Tiovivo. C 1950 es el título de la última película de Garci. Necesito escribir sobre ella, pero esto no es una crítica de cine sino la confesión de un espectador. Necesito decir públicamente que esta película me ha hecho llorar. Después de verla en un pase privado, cuando se encendieron las luces de la sala de la calle Pilar de Zaragoza, 32, me fui hacia José Luis y le dije: “Felicidades. He llorado”. Salí a escape de allí, seguramente porque quería contárselo a otros, a mi familia, a mis amigos, al primero que me encontrara en mi camino, o a ustedes mismos que me soportan al leerme. Ya en la calle, a plena luz del sol, vi hombres y mujeres que caminaban presurosos, y me parecieron que todos eran herederos de los personajes que había visto un rato antes en la pantalla. No había diferencia entre ficción y realidad. Los personajes de Garcí son más que verosímiles. Son de cine español: verdaderamente cinematográficos, o sea reales.
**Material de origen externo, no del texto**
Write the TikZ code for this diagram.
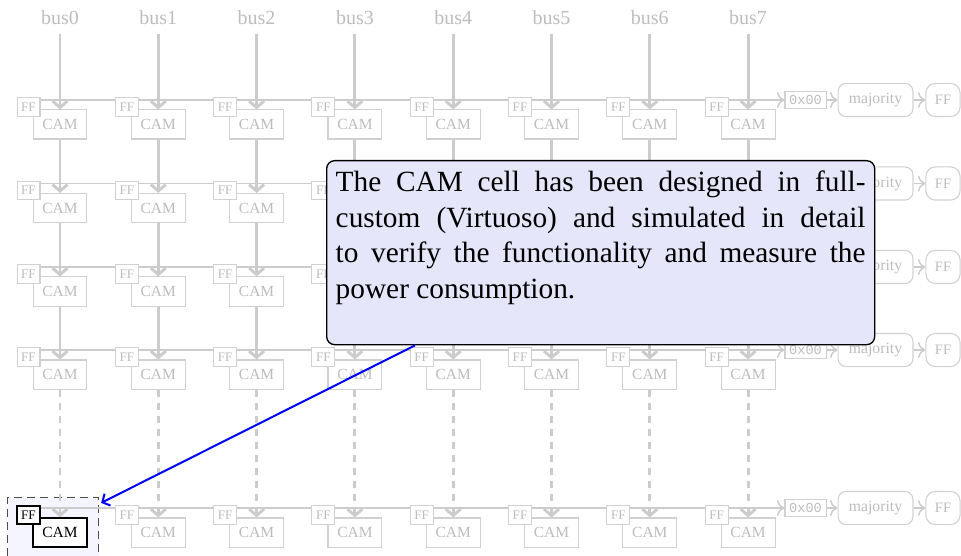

Mientras me dirigía a la boca del metro más próxima, las imágenes vistas se cruzaban con mis pobres pensamientos, entonces quise regresar al cine, a la sala de proyecciones, pero era demasiado tarde. Había corrido tanto que ya estaba en Manuel Becerra bajando las escaleras del metro. No entendía muy bien ese deseo de volver al cine, de volver a empezar, de regresar para ver otra vez la película, cuando la tenía delante de mis ojos. Y, sobre todo, no era capaz de explicarme porqué me había largado tan rápido de allí. Quizá no quería dejarme influir por los juicios sabios de quienes en la sala estaban, de los colaboradores de Garci, e incluso de mis amigos cinéfilos. Sin embargo, antes de abandonar la sala, alcancé a oír opiniones sabias; por ejemplo, Alfredo Landa le decía a un grupito de espectadores seleccionados: “Este jodido Garci ha conseguido una cosa genial”; al lado, mi amigo Gonzalo García-Pelayo, con sonrisa exultante pregonaba: “la variedad de personajes es sencillamente portentosa, una síntesis de la cultura española”.
Las opiniones sobre Tiovivo. C. 1950 eran, no obstante, muy medidas e incluso prudentes cuando se referían a la acogida que pudiera tener por parte de un público educado en lo “culturalmente correcto”, o sea, amaestrado en la evasión por la evasión. Lo cierto es que me largué, ahora que lo pienso, porque quería estar solo para rememorar imágenes, frases, planos, guiños, etcétera, y después contarlos. Quería hablar, escribir, sobre la película. Es como si quisiera devolverle al director un poco de la vida que éste acababa de darme a puñados. Hallar un poco de gratitud para mi anfitrión era mi estímulo. Sólo por eso, por las ganas de vivir que este hombre me había dado, merecía la pena que me confesara con él, que me atreviese a decirle, amigo Garci, te he mentido. Te he dicho delante de Horacio Valcárcel, tu coguionista, que he llorado. Y no es verdad, porque también he reído, y he tocado la soledad, y he hablado con la tristeza, y he mandado al carajo al resentido, y he visto la sutileza en la cara del hombre hispánico.